• [Exercise directions]:
Pictures stay out of this copy, which runs from the first line of the material through the line containing "(genome) at (127,97)".
────
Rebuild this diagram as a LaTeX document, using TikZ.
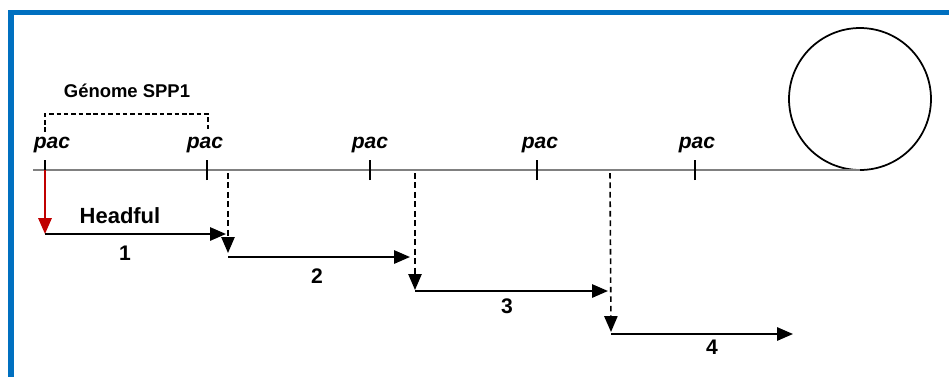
\documentclass[tikz,border=0pt]{standalone}
\usepackage{fontspec}
\setmainfont{Liberation Sans}
\usetikzlibrary{arrows.meta}

\definecolor{framblue}{HTML}{0070C0}
\definecolor{pacred}{HTML}{C00000}
\definecolor{dnagray}{HTML}{808080}

\tikzset{
    tip/.style={-{Triangle[length=9pt,width=7.5pt]}},
    headful/.style={tip, line width=1.1pt},
    pacdrop/.style={tip, line width=0.9pt, dash pattern=on 3.2pt off 2.2pt},
    paclabel/.style={anchor=base, inner sep=0pt, font=\fontsize{12}{14}\selectfont\bfseries\itshape},
    numlabel/.style={inner sep=0pt, font=\fontsize{12}{14}\selectfont\bfseries},
}

\begin{document}
\begin{tikzpicture}[x=0.02cm, y=-0.02cm]
    \useasboundingbox (0,0) rectangle (949,376);
    \draw[framblue, line width=3.4pt] (11,400) -- (11,12.5) -- (970,12.5);

    % concatemer and prohead
    \node[circle, draw, line width=1pt, minimum size=2.84cm, inner sep=0pt] (prohead) at (860,99) {};
    \coordinate (dnastart) at (33,170);
    \draw[dnagray, line width=1.2pt] (dnastart) -- (dnastart -| prohead.south);

    % pac sites
    \coordinate (pac1) at (45,170);
    \coordinate (pac2) at (207,170);
    \coordinate (pac3) at (370,170);
    \coordinate (pac4) at (537,170);
    \coordinate (pac5) at (695,170);
    \foreach \p in {pac1,pac2,pac3,pac4,pac5}
        \draw[line width=0.6pt] ([yshift=-0.2cm]\p) -- ([yshift=0.2cm]\p);
    \node[paclabel] (pl1) at (52,148) {pac};
    \node[paclabel] (pl2) at (205,148) {pac};
    \node[paclabel] (pl3) at (370,148) {pac};
    \node[paclabel] (pl4) at (540,148) {pac};
    \node[paclabel] (pl5) at (697,148) {pac};

    % one genome
    \coordinate (gl) at (45,132);
    \coordinate (gr) at (208,132);
    \draw[line width=0.7pt, dash pattern=on 2.6pt off 1.6pt] (gl) -- ++(0,-18) -| (gr);
    \node[anchor=base, inner sep=0pt, font=\fontsize{10.5}{12}\selectfont\bfseries] (genome) at (127,97) {Génome SPP1};

    % cleavage at pac and headfuls
    \coordinate (s1) at (45,234);
    \coordinate (e1) at (226,234);
    \coordinate (c1) at (228,173);
    \coordinate (s2) at (228,257);
    \coordinate (e2) at (410,257);
    \coordinate (c2) at (415,173);
    \coordinate (s3) at (415,291);
    \coordinate (e3) at (608,291);
    \coordinate (c3) at (610,173);
    \coordinate (s4) at (611,334);
    \coordinate (e4) at (793,334);

    \draw[tip, pacred, line width=1.2pt] (pac1) -- (s1);
    \node[anchor=base, inner sep=0pt, font=\fontsize{12.5}{14}\selectfont\bfseries] (hf) at (120,223) {Headful};

    \draw[headful] (s1) -- (e1);
    \draw[pacdrop] (c1) -- ([yshift=0.08cm]s2);
    \draw[headful] (s2) -- (e2);
    \draw[pacdrop] (c2) -- ([yshift=0.02cm]s3);
    \draw[headful] (s3) -- (e3);
    \draw[pacdrop] (c3) -- ([yshift=0.04cm]s4);
    \draw[headful] (s4) -- (e4);

    \node[numlabel] (n1) at (125,253) {1};
    \node[numlabel] (n2) at (317,276) {2};
    \node[numlabel] (n3) at (507,306) {3};
    \node[numlabel] (n4) at (712,347) {4};
\end{tikzpicture}
\end{document}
────
• [Task answer]:
Rebuild this diagram as a LaTeX document, using TikZ.
\documentclass[tikz,border=0pt]{standalone}
\usepackage{fontspec}
\setmainfont{Liberation Sans}
\usetikzlibrary{arrows.meta}

\definecolor{framblue}{HTML}{0070C0}
\definecolor{pacred}{HTML}{C00000}
\definecolor{dnagray}{HTML}{808080}

\tikzset{
    tip/.style={-{Triangle[length=9pt,width=7.5pt]}},
    headful/.style={tip, line width=1.1pt},
    pacdrop/.style={tip, line width=0.9pt, dash pattern=on 3.2pt off 2.2pt},
    paclabel/.style={anchor=base, inner sep=0pt, font=\fontsize{12}{14}\selectfont\bfseries\itshape},
    numlabel/.style={inner sep=0pt, font=\fontsize{12}{14}\selectfont\bfseries},
}

\begin{document}
\begin{tikzpicture}[x=0.02cm, y=-0.02cm]
    \useasboundingbox (0,0) rectangle (949,376);
    \draw[framblue, line width=3.4pt] (11,400) -- (11,12.5) -- (970,12.5);

    % concatemer and prohead
    \node[circle, draw, line width=1pt, minimum size=2.84cm, inner sep=0pt] (prohead) at (860,99) {};
    \coordinate (dnastart) at (33,170);
    \draw[dnagray, line width=1.2pt] (dnastart) -- (dnastart -| prohead.south);

    % pac sites
    \coordinate (pac1) at (45,170);
    \coordinate (pac2) at (207,170);
    \coordinate (pac3) at (370,170);
    \coordinate (pac4) at (537,170);
    \coordinate (pac5) at (695,170);
    \foreach \p in {pac1,pac2,pac3,pac4,pac5}
        \draw[line width=0.6pt] ([yshift=-0.2cm]\p) -- ([yshift=0.2cm]\p);
    \node[paclabel] (pl1) at (52,148) {pac};
    \node[paclabel] (pl2) at (205,148) {pac};
    \node[paclabel] (pl3) at (370,148) {pac};
    \node[paclabel] (pl4) at (540,148) {pac};
    \node[paclabel] (pl5) at (697,148) {pac};

    % one genome
    \coordinate (gl) at (45,132);
    \coordinate (gr) at (208,132);
    \draw[line width=0.7pt, dash pattern=on 2.6pt off 1.6pt] (gl) -- ++(0,-18) -| (gr);
    \node[anchor=base, inner sep=0pt, font=\fontsize{10.5}{12}\selectfont\bfseries] (genome) at (127,97) {Génome SPP1};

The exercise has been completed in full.